Stermann und Grissemann, kongeniale Sprechvirtuosen, Bühnenalleinunterhalter und Radiomoderatoren für FM4 und den Berliner Sender Radio Eins, spielen in der Königsliga der sprachlichen Equilibristik: der Doppelconference. Nach „Das Ende zweier Entertainer“, „Die Karawane des Grauens“ und „Willkommen in der Ohrfeigenanstalt“ präsentieren die beiden nun, ihr viertes Kabarettprogramm, „Harte Hasen“. Der Falter traf die Trashkomödianten in Wiens geheimer Comedy-Ausdenk-Abhänge Rüdigerhof.

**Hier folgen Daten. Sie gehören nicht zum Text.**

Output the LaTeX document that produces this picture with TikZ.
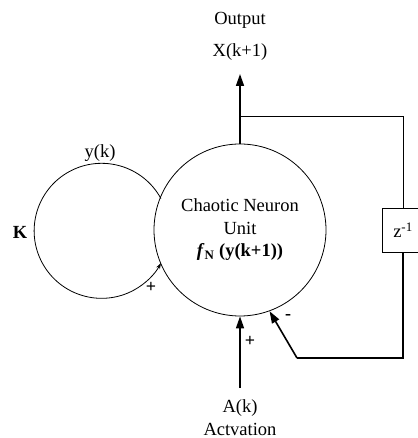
\documentclass[tikz,border=0pt]{standalone}
\usepackage{fontspec}
\setmainfont{Liberation Serif}
\usetikzlibrary{arrows.meta}

\begin{document}
\begin{tikzpicture}[x=1pt,y=1pt,
  font=\fontsize{18.5}{22.5}\selectfont,
  thinline/.style={line width=0.8pt},
  signal/.style={line width=1.6pt,-{Triangle[length=12pt,width=8pt]}},
  sign/.style={font=\fontsize{18}{18}\selectfont\bfseries}]

\useasboundingbox (0,0) rectangle (417,438);

\begin{scope}[thinline]
\node[draw,circle,minimum size=172pt,align=center] (unit) at (240,208)
  {Chaotic Neuron\\Unit\\\textbf{\textit{f}\textsubscript{N} (y(k+1))}};
\node[circle,minimum size=135pt,inner sep=0pt] (loop) at (101,207.5) {};
\draw[-{Stealth[length=6pt,width=4pt]}] (loop.28.5) arc[start angle=28.5,end angle=331.5,radius=67.5];
\node[draw,minimum width=42pt,minimum height=44pt] (delay) at (403,208) {z\textsuperscript{-1}};
\end{scope}

% labels
\node (output) at (240,418) {Output};
\node (xnext) at (240,386) {X(k+1)};
\node (ak) at (240,30) {A(k)};
\node (actv) at (240,9) {Actvation};
\node (yk) at (100,285) {y(k)};
\node (gain) at (20,206) {\textbf{K}};
\node[sign] (plusloop) at (151,151) {+};
\node[sign] (plusact) at (250,97) {+};
\node[sign] (minus) at (288,121) {-};

\coordinate (outtip) at (240,364);
\coordinate (split) at (240,322);
\coordinate (bend) at (297,80);
\coordinate (actin) at (240,50);

\draw[signal] (unit.north) -- (outtip);
\draw[thinline] (split) -| (delay.north);
\draw[line width=1.1pt] (delay.south) |- (bend);
\draw[signal] (bend) -- (unit.-70);
\draw[signal] (actin) -- (unit.south);

\end{tikzpicture}
\end{document}
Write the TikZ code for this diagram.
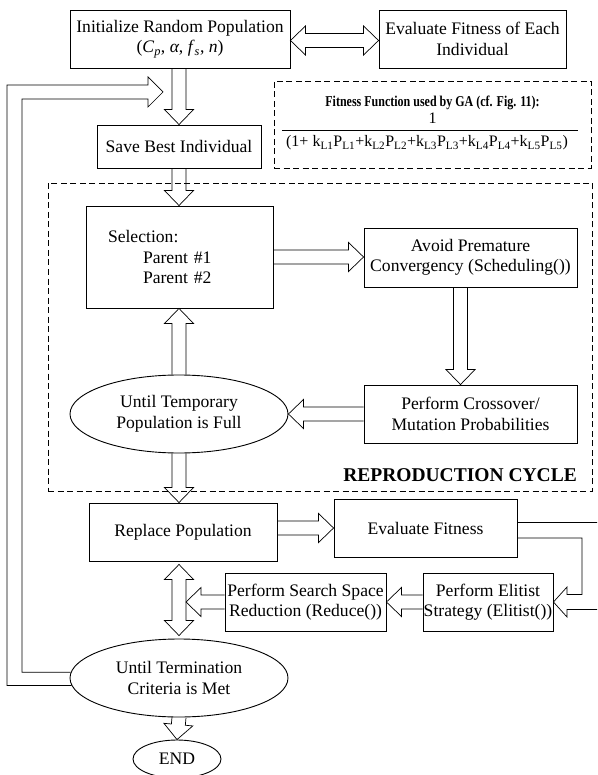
\documentclass[tikz,border=0pt]{standalone}
\usepackage{graphicx}
\usepackage{fontspec}
\setmainfont{Liberation Serif}
\usetikzlibrary{calc,shapes.geometric}
\newcommand{\bodysize}{\fontsize{17.6}{20.5}\selectfont}

% hollow block arrow: tail #1, tip #2
\newcommand{\blockarrow}[2]{%
  \coordinate (bt) at #1; \coordinate (bh) at #2;
  \coordinate (bb) at ($(bh)!15pt!(bt)$);
  \draw[arrline] ($(bt)!7pt!90:(bh)$) -- ($(bb)!7pt!90:(bh)$) -- ($(bb)!14.5pt!90:(bh)$) -- (bh)
    -- ($(bb)!14.5pt!-90:(bh)$) -- ($(bb)!7pt!-90:(bh)$) -- ($(bt)!7pt!-90:(bh)$);}
% hollow block arrow with two heads
\newcommand{\dblockarrow}[2]{%
  \coordinate (bt) at #1; \coordinate (bh) at #2;
  \coordinate (ba) at ($(bt)!15pt!(bh)$); \coordinate (bb) at ($(bh)!15pt!(bt)$);
  \draw[arrline] (bt) -- ($(ba)!14.5pt!90:(bh)$) -- ($(ba)!7pt!90:(bh)$) -- ($(bb)!7pt!90:(bh)$)
    -- ($(bb)!14.5pt!90:(bh)$) -- (bh) -- ($(bb)!14.5pt!-90:(bh)$) -- ($(bb)!7pt!-90:(bh)$)
    -- ($(ba)!7pt!-90:(bh)$) -- ($(ba)!14.5pt!-90:(bh)$) -- cycle;}

\begin{document}
\begin{tikzpicture}[x=1pt,y=-1pt,
    box/.style={draw,line width=0.9pt,minimum height=58pt,inner sep=0pt,align=center,font=\bodysize},
    oval/.style={draw,ellipse,line width=0.9pt,minimum width=218pt,minimum height=78pt,inner sep=0pt,align=center,font=\bodysize},
    dashbox/.style={draw,line width=0.8pt,dash pattern=on 6pt off 3.5pt,inner sep=0pt},
    arrline/.style={line width=0.7pt,line join=miter}]
  \useasboundingbox (0,0) rectangle (597,775);
  \clip (0,0) rectangle (597,775);
  % top row
  \node[box,minimum width=220pt] (init) at (180,39) {Initialize Random Population\\(\textit{C}\textsubscript{\textit{p}}, \textit{α}, \textit{f}\textsubscript{\textit{s}}, \textit{n})};
  \node[box,minimum width=187pt] (evalall) at (472.5,39) {Evaluate Fitness of Each\\Individual};
  \dblockarrow{($(init.east)+(0,1.5)$)}{($(evalall.west)+(0,1.5)$)}
  % fitness function
  \node[dashbox,minimum width=317pt,minimum height=87pt] (fitfun) at (432.5,124.5) {};
  \node[font=\bfseries\fontsize{15}{18}\selectfont,inner sep=0pt] (fittitle) at (432.5,103) {\scalebox{0.8}[1]{Fitness Function used by GA (cf. Fig. 11):}};
  \node[font=\fontsize{16}{19}\selectfont,inner sep=0pt] (fitnum) at (432.5,118) {1};
  \node[font=\fontsize{16}{19}\selectfont,inner sep=0pt] (fitden) at (427,143) {(1+ k\textsubscript{L1}P\textsubscript{L1}+k\textsubscript{L2}P\textsubscript{L2}+k\textsubscript{L3}P\textsubscript{L3}+k\textsubscript{L4}P\textsubscript{L4}+k\textsubscript{L5}P\textsubscript{L5})};
  \draw[line width=0.6pt] ($(fitden.west)+(-4,-13)$) -- ($(fitden.east)+(10,-13)$);
  \node[box,minimum width=164pt,minimum height=43pt] (save) at (179,146.5) {Save Best Individual};
  \blockarrow{(init.south -| save.north)}{(save.north)}
  % reproduction cycle
  \node[dashbox,minimum width=544pt,minimum height=308pt] (repro) at (320,337) {};
  \node[box,minimum height=102pt,align=left,text width=143pt,inner xsep=22pt] (select) at (179.5,257) {Selection:\\\hspace*{35pt}Parent \#1\\\hspace*{35pt}Parent \#2};
  \node[box,minimum width=213pt,minimum height=59pt] (avoid) at (470.5,257.5) {Avoid Premature\\Convergency (Scheduling())};
  \node[box,minimum width=213pt] (cross) at (470.5,414) {Perform Crossover/\\Mutation Probabilities};
  \node[oval] (temp) at (179,414) {Until Temporary\\Population is Full};
  \node[font=\bfseries\fontsize{19.5}{22}\selectfont,anchor=east,inner sep=0pt] (replabel) at (577,475) {REPRODUCTION CYCLE};
  \blockarrow{(save.south)}{(save.south |- select.north)}
  \blockarrow{(select.east)}{(select.east -| avoid.west)}
  \blockarrow{($(avoid.south)+(-10,0)$)}{($(cross.north)+(-10,0)$)}
  \blockarrow{(cross.west)}{(cross.west -| temp.east)}
  \blockarrow{(temp.north)}{(temp.north |- select.south)}
  % replacement and termination
  \node[box,minimum width=188pt] (repl) at (183,532) {Replace Population};
  \node[box,minimum width=183pt] (evalfit) at (425.5,528) {Evaluate Fitness};
  \node[box,minimum width=130pt] (elit) at (488,602) {Perform Elitist\\Strategy (Elitist())};
  \node[box,minimum width=161pt] (reduce) at (305.5,602) {Perform Search Space\\Reduction (Reduce())};
  \node[oval] (term) at (179,678) {Until Termination\\Criteria is Met};
  \node[oval,minimum width=88pt,minimum height=38pt] (fin) at (177,759) {END};
  \blockarrow{(temp.south)}{(temp.south |- repl.north)}
  \blockarrow{(repl.east |- evalfit.west)}{(evalfit.west)}
  \blockarrow{(elit.west)}{(reduce.east)}
  \coordinate (dblR) at ($(term.north |- reduce.west)+(7,0)$);
  \blockarrow{(reduce.west)}{(dblR)}
  \dblockarrow{($(term.north |- repl.south)+(0,3)$)}{($(term.north)+(0,-3)$)}
  \blockarrow{(term.south)}{(fin.north)}
  % loop back to the start
  \coordinate (loopin) at (163,92);
  \draw[arrline] (term.177) -| (22,99) -- (148,99) -- (148,107) -- (loopin) -- (148,77) -- (148,85) -- (7,85) |- (term.184);
  % loop from evaluation to elitism
  \draw[arrline] ($(evalfit.east)+(0,-6)$) -- (610,522);
  \draw[arrline] ($(evalfit.east)+(0,10)$) -| (582,594.5) -- (567,594.5) -- (567,587) -- (elit.east) -- (567,617) -- (567,609.5) -- (610,609.5);
\end{tikzpicture}
\end{document}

Andrea Maria Dusl: Was sind harte Hasen?
Christoph GrissemannDas kann man sehen, wie man will: Einerseits sind es ausgestopfte Hasen, die auch im Bühnenbild eine Rolle spielen, andererseits ist es ein Begriff, den wir seit Jahren mit uns herumtragen. Wir wollten ja schon eine Radiosendung so nennen: „Harte Hasen“. Weil es eine so schöne doppelte Alliteration ist und weil es zwei Begriffe sind, die überhaupt nichts miteinander zu tun haben. Der Hase ist ja an sich als weiches Tier, als Streicheltier bekannt. Davor ein „hart“ zu setzen, fand ich rein sprachlich interessant. Viele assoziieren damit Motorradbräute – was nie unser Gedanke war, was uns eigentlich auch unangenehm ist, weil man so ins Fahrwasser der Alkbottle-Comedy gerät. Was wir natürlich überhaupt nicht wollen.
Dirk Stermann: : Ganz viele haben da an was Rammiges gedacht, so was Phallisches, Hartes, an den Hasen als Phallussymbol, als erigiertes Glied. Das spielt aber überhaupt keine Rolle. Es geht eher um Schlappschwänzigkeit. Harte Schlappschwänzigkeit.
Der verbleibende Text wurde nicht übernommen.